A note on error-handling

Not to be forgotten is a structured approach to error-handling. The more "hacked" the code, the more stringent the error-checking should be. If you haven't had time yet to write or test code sufficiently, then that code shouldn't be making broad decisions about what it thinks are acceptable errors.

Fail early, fail often. Don't try to make a hacked mess of code bullet-proof by catching all errors in an undocumented manner. Doing so is deceptive to testers of the product as well as other developers.

If you're building a demo, make sure the happy path works and stick to it during the demo. If you do have to break this rule, add the hacks to a demo-specific branch of the code that will be discarded later.

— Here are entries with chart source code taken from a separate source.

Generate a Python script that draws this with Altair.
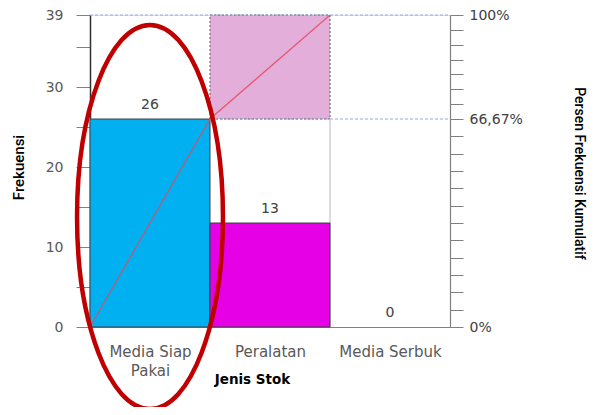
import altair as alt
import pandas as pd

# ---- data ----
categories = ["Media Siap Pakai", "Peralatan", "Media Serbuk"]
category_lines = [["Media Siap", "Pakai"], ["Peralatan"], ["Media Serbuk"]]
frequencies = [26, 13, 0]
bar_colors = ["#00B0F0", "#E600E6", "#FFFFFF"]
left_ticks = [0, 5, 10, 15, 20, 25, 30, 35, 39]
left_labelled = [0, 10, 20, 30, 39]
pct_labels = ["0%", "66,67%", "100%"]

# ---- derived ----
total = sum(frequencies)
cum = []
run = 0
for f in frequencies:
    run += f
    cum.append(run)

idx = list(range(len(categories)))
bars = pd.DataFrame({
    "cat": categories,
    "x0": idx,
    "x1": [i + 1 for i in idx],
    "xm": [i + 0.5 for i in idx],
    "freq": frequencies,
    "base": [0] * len(categories),
    "color": bar_colors,
})

line_x = [0] + [i + 1 for i, f in zip(idx, frequencies) if f > 0]
line_y = [0] + [c for c, f in zip(cum, frequencies) if f > 0]
line_df = pd.DataFrame({"x": line_x, "y": line_y})

# shaded cumulative block over the 2nd category
shade_df = pd.DataFrame({"x0": [1], "x1": [2], "y0": [cum[0]], "y1": [cum[1]]})
# reference dashed levels
dash_df = pd.DataFrame({"x0": [0, 1], "x1": [len(categories)] * 2, "y": [total, cum[0]]})
# light separator line
sep_df = pd.DataFrame({"x": [2], "y0": [0], "y1": [cum[0]]})
# annotation ellipse around first category
ellipse_df = pd.DataFrame({"x": [0.5], "y": [13.75]})

pct_positions = [0, cum[0], total]
right_ticks = [cum[0] * i / 12 for i in range(13)] + [cum[0] + (total - cum[0]) * j / 7 for j in range(1, 8)]

# ---- scales / axes ----
x_scale = alt.Scale(domain=[0, len(categories)], nice=False, zero=False)
y_scale = alt.Scale(domain=[0, total], nice=False)

x_label_expr = " : ".join(
    f"datum.value < {i + 1} ? {repr(lines) if len(lines) > 1 else repr(lines[0])}" for i, lines in enumerate(category_lines[:-1])
) + f" : {repr(category_lines[-1][0])}"

x_axis = alt.Axis(
    values=[i + 0.5 for i in idx],
    labelExpr=x_label_expr,
    ticks=False, tickSize=0, grid=False,
    labelPadding=17, labelFont="DejaVu Sans", labelFontSize=15, labelColor="#595959",
    labelLineHeight=19,
    domainColor="#808080", domainWidth=1,
    titleFont="DejaVu Sans", titleFontSize=13.5, titleFontWeight="bold", titleColor="#000000",
    titleX=162, titleY=56, titleAlign="center", titleBaseline="alphabetic",
)

def X(field):
    return alt.X(field, type="quantitative", scale=x_scale, axis=x_axis, title="Jenis Stok")

left_expr = " || ".join(f"datum.value == {v}" for v in left_labelled)
left_axis = alt.Axis(
    orient="left", values=left_ticks,
    labelExpr=f"({left_expr}) ? datum.value : ''",
    grid=False, tickSize=14, tickColor="#808080", labelPadding=13,
    labelFont="DejaVu Sans", labelFontSize=14, labelColor="#595959",
    domainColor="#303030", domainWidth=1.5,
    title="Frekuensi", titleFont="Roboto", titleFontSize=15, titleFontWeight=500,
    titleColor="#000000", titleAngle=270, titleX=-72, titleY=152,
    titleAlign="center", titleBaseline="middle",
)

right_expr = " : ".join(
    f"abs(datum.value - {p}) < 0.01 ? '{lab}'" for p, lab in zip(pct_positions, pct_labels)
) + " : ''"
right_axis = alt.Axis(
    orient="right", values=right_ticks, labelExpr=right_expr,
    grid=False, tickSize=13, tickColor="#808080", labelPadding=6,
    labelFont="DejaVu Sans", labelFontSize=14, labelColor="#404040",
    domainColor="#808080", domainWidth=1.2,
    title="Persen Frekuensi Kumulatif", titleFont="Roboto", titleFontSize=14,
    titleFontWeight=500, titleColor="#000000", titleAngle=90, titleX=128, titleY=158,
    titleAlign="center", titleBaseline="middle",
)

# ---- layers ----
shade = alt.Chart(shade_df).mark_rect(
    fill="#E4AEDB", stroke="#595959", strokeDash=[2, 2], strokeWidth=1
).encode(
    x=X("x0"), x2="x1",
    y=alt.Y("y0:Q", scale=y_scale, axis=None), y2="y1",
)

sep = alt.Chart(sep_df).mark_rule(color="#D0D0D0", strokeWidth=1.5).encode(
    x=X("x"),
    y=alt.Y("y0:Q", scale=y_scale, axis=None), y2="y1",
)

bar_layer = alt.Chart(bars).mark_rect(stroke="#404040", strokeWidth=1).encode(
    x=X("x0"), x2="x1",
    y=alt.Y("freq:Q", scale=y_scale, axis=left_axis), y2="base",
    fill=alt.Fill("color:N", scale=None),
    strokeOpacity=alt.condition("datum.freq > 0", alt.value(1), alt.value(0)),
)

dashes = alt.Chart(dash_df).mark_rule(color="#8FAADC", strokeDash=[3, 2], strokeWidth=1).encode(
    x=X("x0"), x2="x1",
    y=alt.Y("y:Q", scale=y_scale, axis=None),
)

text = alt.Chart(bars).mark_text(
    font="DejaVu Sans", fontSize=14, color="#404040", baseline="bottom", dy=-7
).encode(
    x=X("xm"),
    y=alt.Y("freq:Q", scale=y_scale, axis=None),
    text="freq:Q",
)

line = alt.Chart(line_df).mark_line(color="#E8475A", strokeWidth=1.2, opacity=0.85).encode(
    x=X("x"),
    y=alt.Y("y:Q", scale=y_scale, axis=right_axis),
)

ellipse_path = "M0,-1 A0.38,1 0 1,1 0,1 A0.38,1 0 1,1 0,-1 Z"
ellipse = alt.Chart(ellipse_df).mark_point(
    shape=ellipse_path, filled=False, color="#C00000", strokeWidth=4.5, opacity=1, size=147456
).encode(
    x=X("x"),
    y=alt.Y("y:Q", scale=y_scale, axis=None),
)

chart = alt.layer(shade, sep, bar_layer, dashes, text, line, ellipse).resolve_scale(
    y="independent"
).properties(
    width=360, height=312,
    autosize=alt.AutoSizeParams(type="none"),
    padding={"left": 82, "top": 7, "right": 139, "bottom": 80},
).configure_view(stroke=None).configure(background="#FFFFFF")

chart.save("out.html", embed_options={"renderer": "svg", "actions": False})
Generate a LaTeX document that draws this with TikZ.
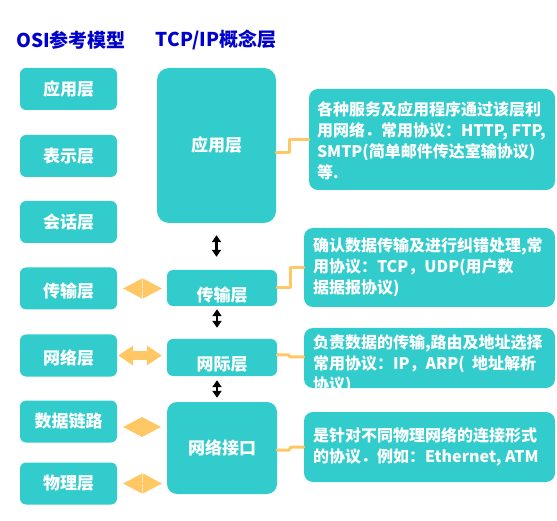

Working with a documented project

If, however, the developer can look at your code and sees accompanying notes (either in an issue tracker, as TODOs in the code or some other form of documentation), that developer knows where to start fixing the code to bring it to production quality.

For example, it's acceptable to configure an application in code as long as you do it in a central place and you document that the intent is to move the configuration to an external source when there's time. If a future developer finds code for support for multiple database connections and tests that are set to ignore with a note/issue that says "extend to support multiple databases", that future developer can decide whether to actually implement the feature or whether to just discard it because it has been deprecated as a requirement.

Without documentation or structure or an indication which parts of the code were thought-through and which are considered to be hacked, subsequent developers are forced to make assumptions that may not be accurate. They will either assume that hacked code is OK or that battle-tested code is garbage. If you don't inform other developers of your intent when your're writing the code -- best done with documentation, tests and/or a cleanly designed API -- then it might be discarded or ignored, wasting even more time and money.

If you're on a really tight time-budget and don't have time to document your process correctly, then write a quick note that you think the design is OK or the code is OK, but tell your future self or other developers what they're looking at. It will only take you a few minutes and you'll be glad you did -- and so will they.